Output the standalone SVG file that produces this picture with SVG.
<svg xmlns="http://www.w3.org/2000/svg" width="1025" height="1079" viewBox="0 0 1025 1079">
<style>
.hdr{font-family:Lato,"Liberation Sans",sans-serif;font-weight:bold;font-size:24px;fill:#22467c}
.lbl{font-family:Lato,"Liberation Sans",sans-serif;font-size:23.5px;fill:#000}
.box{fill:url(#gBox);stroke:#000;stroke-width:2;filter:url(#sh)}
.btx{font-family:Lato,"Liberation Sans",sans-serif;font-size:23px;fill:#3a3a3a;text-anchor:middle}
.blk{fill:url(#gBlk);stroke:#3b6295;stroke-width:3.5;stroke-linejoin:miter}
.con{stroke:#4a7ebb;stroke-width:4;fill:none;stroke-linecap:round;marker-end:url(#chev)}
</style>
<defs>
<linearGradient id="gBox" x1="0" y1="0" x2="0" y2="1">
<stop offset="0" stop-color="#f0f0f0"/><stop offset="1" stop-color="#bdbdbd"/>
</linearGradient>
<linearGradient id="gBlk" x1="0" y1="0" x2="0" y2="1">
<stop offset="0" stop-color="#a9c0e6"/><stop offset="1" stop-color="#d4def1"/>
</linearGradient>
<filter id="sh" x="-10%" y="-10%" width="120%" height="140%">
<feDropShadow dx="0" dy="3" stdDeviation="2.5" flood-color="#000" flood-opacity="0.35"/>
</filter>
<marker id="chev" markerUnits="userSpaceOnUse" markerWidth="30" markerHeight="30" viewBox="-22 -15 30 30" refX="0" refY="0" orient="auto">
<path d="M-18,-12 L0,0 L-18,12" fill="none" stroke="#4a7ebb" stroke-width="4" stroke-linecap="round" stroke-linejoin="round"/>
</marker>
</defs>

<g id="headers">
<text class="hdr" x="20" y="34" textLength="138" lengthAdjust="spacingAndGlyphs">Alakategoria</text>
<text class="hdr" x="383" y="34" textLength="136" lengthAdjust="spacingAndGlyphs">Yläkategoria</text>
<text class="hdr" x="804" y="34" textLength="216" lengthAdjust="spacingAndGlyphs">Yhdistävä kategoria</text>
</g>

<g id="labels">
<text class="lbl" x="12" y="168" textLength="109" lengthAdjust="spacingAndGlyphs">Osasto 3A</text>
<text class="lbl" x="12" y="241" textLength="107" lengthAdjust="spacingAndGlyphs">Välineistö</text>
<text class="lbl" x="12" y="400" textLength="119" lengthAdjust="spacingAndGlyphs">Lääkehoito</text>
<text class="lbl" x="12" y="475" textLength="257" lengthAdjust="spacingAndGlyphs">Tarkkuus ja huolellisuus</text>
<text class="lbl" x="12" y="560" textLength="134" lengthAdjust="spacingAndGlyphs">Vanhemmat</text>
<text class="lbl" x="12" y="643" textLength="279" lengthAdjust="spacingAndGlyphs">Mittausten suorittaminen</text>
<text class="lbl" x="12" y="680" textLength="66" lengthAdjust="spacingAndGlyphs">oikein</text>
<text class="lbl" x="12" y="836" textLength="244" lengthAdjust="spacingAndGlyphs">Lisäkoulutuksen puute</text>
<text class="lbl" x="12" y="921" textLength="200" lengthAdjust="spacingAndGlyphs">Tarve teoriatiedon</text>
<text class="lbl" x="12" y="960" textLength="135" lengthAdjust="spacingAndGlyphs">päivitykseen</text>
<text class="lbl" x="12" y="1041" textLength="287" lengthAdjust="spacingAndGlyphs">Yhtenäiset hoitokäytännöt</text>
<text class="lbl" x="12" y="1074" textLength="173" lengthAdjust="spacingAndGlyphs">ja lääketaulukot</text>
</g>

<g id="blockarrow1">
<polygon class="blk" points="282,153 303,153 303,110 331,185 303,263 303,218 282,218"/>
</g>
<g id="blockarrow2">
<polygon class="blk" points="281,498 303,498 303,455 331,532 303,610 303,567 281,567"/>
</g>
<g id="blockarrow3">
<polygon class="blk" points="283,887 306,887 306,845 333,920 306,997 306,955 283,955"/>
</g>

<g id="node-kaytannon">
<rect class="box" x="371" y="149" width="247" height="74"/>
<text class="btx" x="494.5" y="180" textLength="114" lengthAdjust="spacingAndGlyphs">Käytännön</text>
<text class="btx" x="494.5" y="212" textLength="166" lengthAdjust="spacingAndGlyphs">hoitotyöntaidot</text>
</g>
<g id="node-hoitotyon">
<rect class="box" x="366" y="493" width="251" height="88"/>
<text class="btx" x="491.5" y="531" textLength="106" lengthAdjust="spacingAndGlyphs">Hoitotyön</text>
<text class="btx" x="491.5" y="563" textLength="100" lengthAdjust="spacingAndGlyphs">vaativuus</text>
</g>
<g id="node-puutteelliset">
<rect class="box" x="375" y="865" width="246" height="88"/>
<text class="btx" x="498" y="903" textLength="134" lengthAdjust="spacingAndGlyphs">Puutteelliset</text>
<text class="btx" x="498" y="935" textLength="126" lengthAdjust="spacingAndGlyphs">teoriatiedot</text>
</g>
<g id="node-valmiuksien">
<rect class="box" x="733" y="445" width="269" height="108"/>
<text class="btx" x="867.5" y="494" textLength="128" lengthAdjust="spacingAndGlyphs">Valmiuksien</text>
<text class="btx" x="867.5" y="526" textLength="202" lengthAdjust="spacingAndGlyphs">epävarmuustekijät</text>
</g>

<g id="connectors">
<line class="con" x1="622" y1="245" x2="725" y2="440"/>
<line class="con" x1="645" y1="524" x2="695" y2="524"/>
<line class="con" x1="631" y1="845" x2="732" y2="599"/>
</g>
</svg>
==========
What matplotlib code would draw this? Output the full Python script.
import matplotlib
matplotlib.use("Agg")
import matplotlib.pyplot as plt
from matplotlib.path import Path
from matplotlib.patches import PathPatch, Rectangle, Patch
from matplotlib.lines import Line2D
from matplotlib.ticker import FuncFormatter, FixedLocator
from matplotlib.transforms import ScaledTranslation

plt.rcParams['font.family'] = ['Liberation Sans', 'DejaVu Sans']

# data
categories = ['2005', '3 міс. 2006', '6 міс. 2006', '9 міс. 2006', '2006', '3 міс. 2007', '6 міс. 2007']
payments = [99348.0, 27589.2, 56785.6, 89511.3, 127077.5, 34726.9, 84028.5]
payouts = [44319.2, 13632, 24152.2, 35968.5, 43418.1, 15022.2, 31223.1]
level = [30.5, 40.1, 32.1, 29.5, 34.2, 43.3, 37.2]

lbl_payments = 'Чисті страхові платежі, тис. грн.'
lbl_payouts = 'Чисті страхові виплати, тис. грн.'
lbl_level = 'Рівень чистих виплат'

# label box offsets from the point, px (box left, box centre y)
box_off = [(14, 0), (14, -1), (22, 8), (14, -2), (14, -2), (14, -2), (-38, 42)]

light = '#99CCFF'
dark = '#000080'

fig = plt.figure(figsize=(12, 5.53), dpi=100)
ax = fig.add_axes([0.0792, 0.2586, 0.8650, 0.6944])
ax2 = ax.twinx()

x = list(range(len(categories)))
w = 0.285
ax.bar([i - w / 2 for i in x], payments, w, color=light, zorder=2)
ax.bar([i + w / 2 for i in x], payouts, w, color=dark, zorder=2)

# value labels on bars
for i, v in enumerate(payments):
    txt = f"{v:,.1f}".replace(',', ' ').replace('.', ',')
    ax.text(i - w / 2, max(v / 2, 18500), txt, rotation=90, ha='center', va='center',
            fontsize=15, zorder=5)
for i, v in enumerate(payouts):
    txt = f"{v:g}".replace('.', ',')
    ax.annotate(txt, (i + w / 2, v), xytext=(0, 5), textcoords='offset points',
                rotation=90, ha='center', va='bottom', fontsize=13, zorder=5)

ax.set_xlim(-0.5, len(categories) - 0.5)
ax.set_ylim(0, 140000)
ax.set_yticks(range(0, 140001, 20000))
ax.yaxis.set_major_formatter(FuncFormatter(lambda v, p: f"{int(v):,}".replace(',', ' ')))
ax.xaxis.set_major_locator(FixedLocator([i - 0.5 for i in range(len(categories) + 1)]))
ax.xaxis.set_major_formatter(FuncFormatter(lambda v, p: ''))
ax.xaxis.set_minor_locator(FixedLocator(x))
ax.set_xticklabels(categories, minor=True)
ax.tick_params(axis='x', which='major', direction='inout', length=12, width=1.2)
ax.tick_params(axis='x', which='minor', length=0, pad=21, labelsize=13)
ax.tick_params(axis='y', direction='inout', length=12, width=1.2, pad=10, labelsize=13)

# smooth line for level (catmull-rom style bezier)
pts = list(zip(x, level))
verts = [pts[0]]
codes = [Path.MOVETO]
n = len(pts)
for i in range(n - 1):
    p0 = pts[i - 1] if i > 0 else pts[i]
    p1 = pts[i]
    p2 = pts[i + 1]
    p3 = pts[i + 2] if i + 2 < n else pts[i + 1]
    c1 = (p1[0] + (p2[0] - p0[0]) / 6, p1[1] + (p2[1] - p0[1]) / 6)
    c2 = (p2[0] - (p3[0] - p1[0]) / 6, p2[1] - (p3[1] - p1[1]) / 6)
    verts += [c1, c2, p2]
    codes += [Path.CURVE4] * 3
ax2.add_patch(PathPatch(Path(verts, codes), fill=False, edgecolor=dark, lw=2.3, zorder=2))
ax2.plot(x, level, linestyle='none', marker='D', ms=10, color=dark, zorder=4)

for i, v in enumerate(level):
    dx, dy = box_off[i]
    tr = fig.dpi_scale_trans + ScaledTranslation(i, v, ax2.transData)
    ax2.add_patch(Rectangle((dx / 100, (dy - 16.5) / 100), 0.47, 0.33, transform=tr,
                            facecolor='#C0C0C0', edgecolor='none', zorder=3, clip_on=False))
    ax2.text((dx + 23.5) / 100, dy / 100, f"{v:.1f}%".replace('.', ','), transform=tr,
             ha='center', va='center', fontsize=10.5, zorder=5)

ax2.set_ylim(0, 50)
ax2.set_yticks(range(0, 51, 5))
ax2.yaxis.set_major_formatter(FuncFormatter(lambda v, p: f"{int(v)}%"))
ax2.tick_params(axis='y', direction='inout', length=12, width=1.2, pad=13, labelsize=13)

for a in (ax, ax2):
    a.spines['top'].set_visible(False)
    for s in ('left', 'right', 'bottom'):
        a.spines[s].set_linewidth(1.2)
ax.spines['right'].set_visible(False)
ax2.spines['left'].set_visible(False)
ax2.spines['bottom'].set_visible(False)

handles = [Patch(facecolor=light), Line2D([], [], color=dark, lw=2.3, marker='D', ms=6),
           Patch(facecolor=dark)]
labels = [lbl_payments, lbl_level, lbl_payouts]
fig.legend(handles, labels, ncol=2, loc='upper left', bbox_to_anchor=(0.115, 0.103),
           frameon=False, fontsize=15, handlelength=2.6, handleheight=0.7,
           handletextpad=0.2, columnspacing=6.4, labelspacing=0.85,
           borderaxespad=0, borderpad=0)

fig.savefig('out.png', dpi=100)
==========
Print, without alteration, the lines from the line with "What matplotlib code" to the line with "plt.rcParams['font.family'] = ['Liberation". Include both of them, and omit every other line.

What matplotlib code would draw this? Output the full Python script.
import matplotlib
matplotlib.use("Agg")
import matplotlib.pyplot as plt
from matplotlib.path import Path
from matplotlib.patches import PathPatch, Rectangle, Patch
from matplotlib.lines import Line2D
from matplotlib.ticker import FuncFormatter, FixedLocator
from matplotlib.transforms import ScaledTranslation

plt.rcParams['font.family'] = ['Liberation Sans', 'DejaVu Sans']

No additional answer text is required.